Law enforcement officers and criminologists are of the view that the real deterrent against crime is certainty and not severity of punishment. Today, the country sees 88 cases of rape a day but the conviction rate is below 30 per cent.
Therefore, for controlling and curbing crimes of rape, some practical steps are called for. Knee-jerk reactions, like provision in law of death penalty for rape, with a view to catering to the public outcry for tough justice, is not the remedy. First, it is necessary to get an idea of the magnitude and dimension of the crime as most cases of rape remain unreported because of the stigma involved. This phenomenon is not only prevalent in India but also in other countries. A Crime Victim Survey in Australia revealed that only 32 per cent of the victims reported sexual assault. A similar survey (2016) in the US shows that only 23 per cent of rape cases were reported to the police. Instead of only relying on police figures and statistics, crime victim surveys are necessary to get a clear idea of the magnitude of the crime before fashioning proper strategies. A crime victim survey in the NCR, conducted by the Institute of Social Sciences, revealed lack of public trust in the police.
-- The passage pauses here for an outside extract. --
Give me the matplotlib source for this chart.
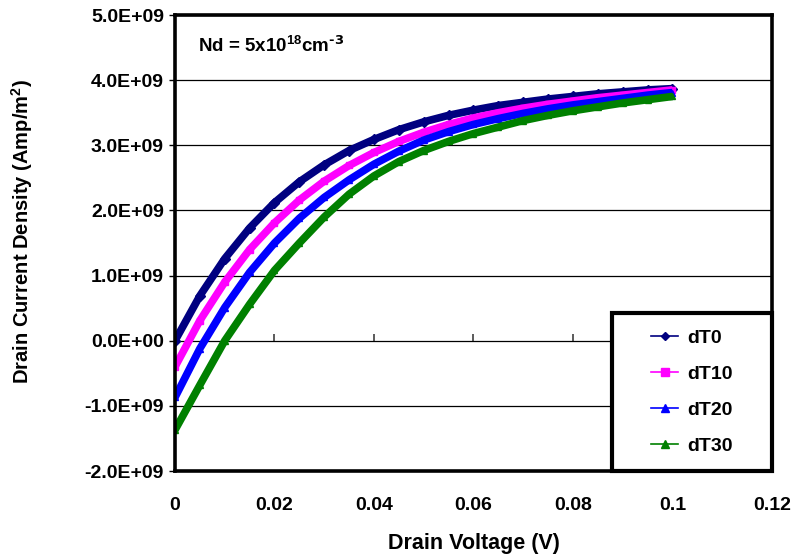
#!/usr/bin/env python

import matplotlib
matplotlib.use("Agg")
import matplotlib.pyplot as plt
from matplotlib.lines import Line2D
from matplotlib.patches import Rectangle
from matplotlib.ticker import FuncFormatter, MultipleLocator

# drain voltage (V)
voltage = [0.000, 0.005, 0.010, 0.015, 0.020, 0.025, 0.030, 0.035, 0.040, 0.045, 0.050,
           0.055, 0.060, 0.065, 0.070, 0.075, 0.080, 0.085, 0.090, 0.095, 0.100]

# drain current density, in units of 1E9 Amp/m^2
dT0 = [0.00, 0.69, 1.26, 1.73, 2.12, 2.44, 2.70, 2.92, 3.09, 3.24, 3.36,
       3.46, 3.54, 3.61, 3.66, 3.71, 3.75, 3.79, 3.82, 3.85, 3.87]
dT10 = [-0.40, 0.31, 0.90, 1.40, 1.81, 2.16, 2.45, 2.69, 2.89, 3.06, 3.20,
        3.32, 3.42, 3.50, 3.57, 3.63, 3.68, 3.73, 3.77, 3.81, 3.85]
dT20 = [-0.87, -0.12, 0.51, 1.05, 1.50, 1.88, 2.20, 2.47, 2.71, 2.91, 3.08,
        3.21, 3.32, 3.41, 3.49, 3.56, 3.62, 3.67, 3.72, 3.77, 3.81]
dT30 = [-1.37, -0.68, 0.00, 0.56, 1.08, 1.50, 1.90, 2.25, 2.53, 2.75, 2.92,
        3.06, 3.18, 3.28, 3.38, 3.46, 3.53, 3.59, 3.65, 3.70, 3.75]

series_names = ["dT0", "dT10", "dT20", "dT30"]
series_data = [dT0, dT10, dT20, dT30]
colors = ["#000080", "#FF00FF", "#0000FF", "#008000"]
markers = ["D", "s", "^", "^"]

plt.rcParams["font.family"] = ["Liberation Sans", "DejaVu Sans"]
plt.rcParams["font.weight"] = "bold"
plt.rcParams["mathtext.default"] = "regular"


def main():
    fig = plt.figure(figsize=(7.98, 5.6), dpi=100)
    ax = fig.add_axes([0.2193, 0.1589, 0.7481, 0.8143])

    # curves: thick line plus markers to imitate the dense marker band
    for name, vals, c, m in zip(series_names, series_data, colors, markers):
        y = [v * 1e9 for v in vals]
        ax.plot(voltage, y, color=c, lw=5.5, marker=m, ms=5, zorder=2,
                solid_capstyle="butt")

    ax.set_xlim(0, 0.12)
    ax.set_ylim(-2e9, 5e9)
    ax.xaxis.set_major_locator(MultipleLocator(0.02))
    ax.yaxis.set_major_locator(MultipleLocator(1e9))
    ax.xaxis.set_major_formatter(FuncFormatter(lambda v, p: f"{v:g}"))
    ax.yaxis.set_major_formatter(FuncFormatter(lambda v, p: f"{v:.1E}"))

    ax.grid(axis="y", color="black", lw=0.9)
    ax.set_axisbelow(True)
    for s in ax.spines.values():
        s.set_linewidth(2.6)
        s.set_color("black")

    ax.tick_params(axis="x", length=0, pad=19, labelsize=14)
    ax.tick_params(axis="y", length=4, width=1, pad=4, labelsize=14, direction="out")

    # x ticks sit on the zero line, pointing up
    sec = ax.secondary_xaxis(2.0 / 7.0)
    sec.xaxis.set_major_locator(MultipleLocator(0.02))
    sec.tick_params(axis="x", direction="in", length=5, width=1.2, color="#404040",
                    labelbottom=False)
    sec.spines["bottom"].set_visible(False)

    ax.set_xlabel("Drain Voltage (V)", fontsize=15.5, fontweight="bold")
    ax.set_ylabel("Drain Current Density (Amp/m$^2$)", fontsize=14.5,
                  fontweight="bold")
    ax.xaxis.set_label_coords(0.5, -0.136)
    ax.yaxis.set_label_coords(-0.2345, 0.526)

    ax.text(0.0385, 0.934, r"Nd = 5x10$^{18}$cm$^{\text{-3}}$", transform=ax.transAxes,
            fontsize=13.5, fontweight="bold", va="center", ha="left")

    # legend box
    box = Rectangle((0.732, 0.0), 0.268, 0.346, transform=ax.transAxes,
                    facecolor="white", edgecolor="black", lw=3, zorder=4,
                    clip_on=False)
    ax.add_patch(box)
    handles = [Line2D([], [], color=c, lw=1.2, marker=m, ms=6 if m != "D" else 4.5)
               for c, m in zip(colors, markers)]
    leg = ax.legend(handles, series_names, loc="center",
                    bbox_to_anchor=(0.732 + 0.268 / 2, 0.346 / 2),
                    frameon=False, handlelength=1.4,
                    handletextpad=0.45, labelspacing=0.95,
                    prop={"weight": "bold", "size": 14})
    leg.set_zorder(5)

    fig.savefig("out.png", dpi=100)


if __name__ == "__main__":
    main()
Thus, investigation and prosecution of cases must improve. Acute shortage of women police officers, trained in sympathetic and supportive interviewing techniques, affects the police investigation. Though chargesheets are filed in 80 per cent of the rape cases, there is a high rate of acquittal due to delay in trials, witnesses turning hostile and poor prosecution. Though some special courts have been set up to expedite trial of rape cases, they often fail to quicken the pace of justice delivery due to paucity of judges.
The Justice Verma Committee, set up after the Nirbhaya case, did not recommend death penalty for rape but in a subsequent law passed by Parliament, death sentence was included. Only a few countries, such as Saudi Arabia, Iran, Pakistan and Bangladesh, have death penalty for rape in their statute books. There is no adequate evidence to show that this had a deterrent effect.
Admittedly, death penalty for rape will not curb this grave crime against women unless there is an improvement in the justice delivery system, removal of institutional prejudices against women, and gender sensitisation of society. Unfortunately, Indian society still remains steeped in a patriarchal culture and has not yet learnt to respect women.